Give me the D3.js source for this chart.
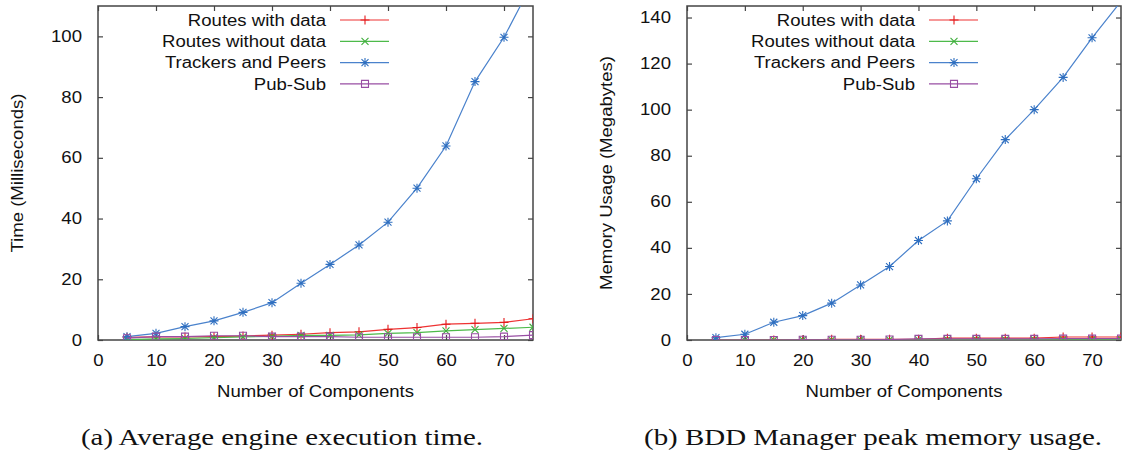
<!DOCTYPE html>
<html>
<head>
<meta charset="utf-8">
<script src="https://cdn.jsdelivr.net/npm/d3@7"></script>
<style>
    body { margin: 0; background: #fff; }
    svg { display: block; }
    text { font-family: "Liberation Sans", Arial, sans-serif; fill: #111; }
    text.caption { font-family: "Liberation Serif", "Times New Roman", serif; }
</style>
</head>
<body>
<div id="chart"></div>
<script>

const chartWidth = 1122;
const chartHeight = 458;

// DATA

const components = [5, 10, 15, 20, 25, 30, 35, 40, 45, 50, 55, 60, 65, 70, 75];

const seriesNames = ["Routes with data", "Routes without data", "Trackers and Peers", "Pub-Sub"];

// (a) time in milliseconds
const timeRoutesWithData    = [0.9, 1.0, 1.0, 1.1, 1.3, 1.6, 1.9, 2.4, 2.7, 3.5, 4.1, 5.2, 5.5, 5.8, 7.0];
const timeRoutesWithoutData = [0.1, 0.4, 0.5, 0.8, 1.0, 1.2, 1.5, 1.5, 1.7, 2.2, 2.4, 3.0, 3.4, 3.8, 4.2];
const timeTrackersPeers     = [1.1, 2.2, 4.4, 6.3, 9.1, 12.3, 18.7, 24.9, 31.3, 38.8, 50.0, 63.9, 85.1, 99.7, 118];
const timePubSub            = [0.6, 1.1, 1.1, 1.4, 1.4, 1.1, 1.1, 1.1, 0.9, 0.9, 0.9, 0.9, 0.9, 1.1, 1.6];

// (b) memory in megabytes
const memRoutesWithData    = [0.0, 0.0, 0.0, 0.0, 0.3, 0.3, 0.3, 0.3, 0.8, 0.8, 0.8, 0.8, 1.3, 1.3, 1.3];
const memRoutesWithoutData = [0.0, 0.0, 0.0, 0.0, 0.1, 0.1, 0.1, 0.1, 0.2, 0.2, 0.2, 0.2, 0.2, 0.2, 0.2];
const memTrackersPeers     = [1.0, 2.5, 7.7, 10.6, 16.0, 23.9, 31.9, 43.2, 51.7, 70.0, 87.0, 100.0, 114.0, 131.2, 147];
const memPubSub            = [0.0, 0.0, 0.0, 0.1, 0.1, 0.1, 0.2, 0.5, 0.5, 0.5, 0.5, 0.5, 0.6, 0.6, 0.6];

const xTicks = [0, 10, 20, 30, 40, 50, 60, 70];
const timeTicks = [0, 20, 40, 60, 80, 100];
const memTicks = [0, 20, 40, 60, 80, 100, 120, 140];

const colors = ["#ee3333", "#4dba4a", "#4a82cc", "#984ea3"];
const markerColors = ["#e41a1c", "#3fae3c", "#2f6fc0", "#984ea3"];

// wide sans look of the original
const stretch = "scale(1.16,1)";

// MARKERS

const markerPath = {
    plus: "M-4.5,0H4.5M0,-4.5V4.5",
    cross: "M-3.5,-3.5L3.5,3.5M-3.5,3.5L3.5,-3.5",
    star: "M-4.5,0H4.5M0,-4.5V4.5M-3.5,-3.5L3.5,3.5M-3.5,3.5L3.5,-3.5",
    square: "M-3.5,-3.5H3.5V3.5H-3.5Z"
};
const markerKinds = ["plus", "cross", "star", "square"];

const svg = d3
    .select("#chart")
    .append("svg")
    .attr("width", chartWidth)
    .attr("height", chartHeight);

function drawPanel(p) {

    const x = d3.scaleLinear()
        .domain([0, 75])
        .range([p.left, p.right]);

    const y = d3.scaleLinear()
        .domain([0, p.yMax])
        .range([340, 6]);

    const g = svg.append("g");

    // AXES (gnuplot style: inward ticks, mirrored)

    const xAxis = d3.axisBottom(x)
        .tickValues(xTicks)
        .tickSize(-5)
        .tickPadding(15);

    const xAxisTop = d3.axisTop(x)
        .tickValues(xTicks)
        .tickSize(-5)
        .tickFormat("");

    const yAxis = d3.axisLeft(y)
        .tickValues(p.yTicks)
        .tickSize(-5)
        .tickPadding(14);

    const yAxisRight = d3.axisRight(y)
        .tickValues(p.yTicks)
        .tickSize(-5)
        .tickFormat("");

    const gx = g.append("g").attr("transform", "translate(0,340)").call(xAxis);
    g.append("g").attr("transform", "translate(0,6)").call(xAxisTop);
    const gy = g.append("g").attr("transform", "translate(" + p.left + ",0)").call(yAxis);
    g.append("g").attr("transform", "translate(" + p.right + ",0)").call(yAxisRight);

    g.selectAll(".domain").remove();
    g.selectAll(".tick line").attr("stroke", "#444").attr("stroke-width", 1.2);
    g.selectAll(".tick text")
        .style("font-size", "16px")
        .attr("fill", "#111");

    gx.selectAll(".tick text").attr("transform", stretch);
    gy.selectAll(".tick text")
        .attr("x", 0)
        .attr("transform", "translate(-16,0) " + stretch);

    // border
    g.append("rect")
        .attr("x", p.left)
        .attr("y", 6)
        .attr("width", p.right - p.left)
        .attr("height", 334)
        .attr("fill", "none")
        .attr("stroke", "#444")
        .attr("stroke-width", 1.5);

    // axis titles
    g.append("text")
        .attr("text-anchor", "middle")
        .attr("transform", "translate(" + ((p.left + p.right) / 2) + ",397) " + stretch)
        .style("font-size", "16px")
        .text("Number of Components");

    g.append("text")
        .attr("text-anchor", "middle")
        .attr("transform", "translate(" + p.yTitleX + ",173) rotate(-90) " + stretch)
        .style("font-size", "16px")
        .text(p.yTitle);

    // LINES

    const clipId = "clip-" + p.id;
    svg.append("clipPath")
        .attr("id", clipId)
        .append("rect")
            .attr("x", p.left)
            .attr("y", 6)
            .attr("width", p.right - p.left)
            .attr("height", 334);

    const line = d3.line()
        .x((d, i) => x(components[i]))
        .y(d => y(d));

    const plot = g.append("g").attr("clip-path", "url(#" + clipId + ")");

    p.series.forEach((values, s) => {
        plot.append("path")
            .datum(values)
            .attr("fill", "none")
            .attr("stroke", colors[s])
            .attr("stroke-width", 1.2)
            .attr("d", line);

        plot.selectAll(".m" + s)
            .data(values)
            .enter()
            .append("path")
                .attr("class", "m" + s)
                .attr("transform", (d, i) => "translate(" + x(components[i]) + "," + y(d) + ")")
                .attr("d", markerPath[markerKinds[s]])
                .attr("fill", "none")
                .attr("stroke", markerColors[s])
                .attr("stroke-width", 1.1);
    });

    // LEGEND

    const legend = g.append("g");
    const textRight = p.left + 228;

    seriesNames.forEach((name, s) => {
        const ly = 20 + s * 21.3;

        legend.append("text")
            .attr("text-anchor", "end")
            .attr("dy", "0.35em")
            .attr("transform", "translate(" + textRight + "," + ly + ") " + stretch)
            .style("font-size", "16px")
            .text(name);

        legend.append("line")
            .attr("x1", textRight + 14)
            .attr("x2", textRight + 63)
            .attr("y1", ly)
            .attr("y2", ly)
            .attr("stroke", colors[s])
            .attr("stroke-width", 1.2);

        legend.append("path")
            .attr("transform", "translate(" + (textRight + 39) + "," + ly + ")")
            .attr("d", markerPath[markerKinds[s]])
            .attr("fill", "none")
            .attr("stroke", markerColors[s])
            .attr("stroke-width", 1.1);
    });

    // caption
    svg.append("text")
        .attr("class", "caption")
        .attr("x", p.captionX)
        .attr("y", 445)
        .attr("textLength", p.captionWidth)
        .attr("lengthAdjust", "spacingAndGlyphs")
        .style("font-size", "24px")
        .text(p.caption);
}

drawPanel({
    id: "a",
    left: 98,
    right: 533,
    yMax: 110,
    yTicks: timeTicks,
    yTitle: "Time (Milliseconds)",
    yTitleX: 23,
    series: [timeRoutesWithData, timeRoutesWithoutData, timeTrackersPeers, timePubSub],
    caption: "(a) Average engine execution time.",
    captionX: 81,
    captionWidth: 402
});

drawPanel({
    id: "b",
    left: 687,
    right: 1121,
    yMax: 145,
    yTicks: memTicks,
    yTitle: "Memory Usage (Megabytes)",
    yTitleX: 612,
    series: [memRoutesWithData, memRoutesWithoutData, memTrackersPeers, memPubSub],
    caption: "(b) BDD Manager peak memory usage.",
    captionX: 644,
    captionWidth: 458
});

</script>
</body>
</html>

Task to complete:
Return only the lines from the start of the data through the line that contains "const memTicks = [0, 20, 40, 60, 80, 100, 120, 140];", please, copying them exactly and omitting all pictures.

Output of the exercise:
Give me the D3.js source for this chart.
<!DOCTYPE html>
<html>
<head>
<meta charset="utf-8">
<script src="https://cdn.jsdelivr.net/npm/d3@7"></script>
<style>
    body { margin: 0; background: #fff; }
    svg { display: block; }
    text { font-family: "Liberation Sans", Arial, sans-serif; fill: #111; }
    text.caption { font-family: "Liberation Serif", "Times New Roman", serif; }
</style>
</head>
<body>
<div id="chart"></div>
<script>

const chartWidth = 1122;
const chartHeight = 458;

// DATA

const components = [5, 10, 15, 20, 25, 30, 35, 40, 45, 50, 55, 60, 65, 70, 75];

const seriesNames = ["Routes with data", "Routes without data", "Trackers and Peers", "Pub-Sub"];

// (a) time in milliseconds
const timeRoutesWithData    = [0.9, 1.0, 1.0, 1.1, 1.3, 1.6, 1.9, 2.4, 2.7, 3.5, 4.1, 5.2, 5.5, 5.8, 7.0];
const timeRoutesWithoutData = [0.1, 0.4, 0.5, 0.8, 1.0, 1.2, 1.5, 1.5, 1.7, 2.2, 2.4, 3.0, 3.4, 3.8, 4.2];
const timeTrackersPeers     = [1.1, 2.2, 4.4, 6.3, 9.1, 12.3, 18.7, 24.9, 31.3, 38.8, 50.0, 63.9, 85.1, 99.7, 118];
const timePubSub            = [0.6, 1.1, 1.1, 1.4, 1.4, 1.1, 1.1, 1.1, 0.9, 0.9, 0.9, 0.9, 0.9, 1.1, 1.6];

// (b) memory in megabytes
const memRoutesWithData    = [0.0, 0.0, 0.0, 0.0, 0.3, 0.3, 0.3, 0.3, 0.8, 0.8, 0.8, 0.8, 1.3, 1.3, 1.3];
const memRoutesWithoutData = [0.0, 0.0, 0.0, 0.0, 0.1, 0.1, 0.1, 0.1, 0.2, 0.2, 0.2, 0.2, 0.2, 0.2, 0.2];
const memTrackersPeers     = [1.0, 2.5, 7.7, 10.6, 16.0, 23.9, 31.9, 43.2, 51.7, 70.0, 87.0, 100.0, 114.0, 131.2, 147];
const memPubSub            = [0.0, 0.0, 0.0, 0.1, 0.1, 0.1, 0.2, 0.5, 0.5, 0.5, 0.5, 0.5, 0.6, 0.6, 0.6];

const xTicks = [0, 10, 20, 30, 40, 50, 60, 70];
const timeTicks = [0, 20, 40, 60, 80, 100];
const memTicks = [0, 20, 40, 60, 80, 100, 120, 140];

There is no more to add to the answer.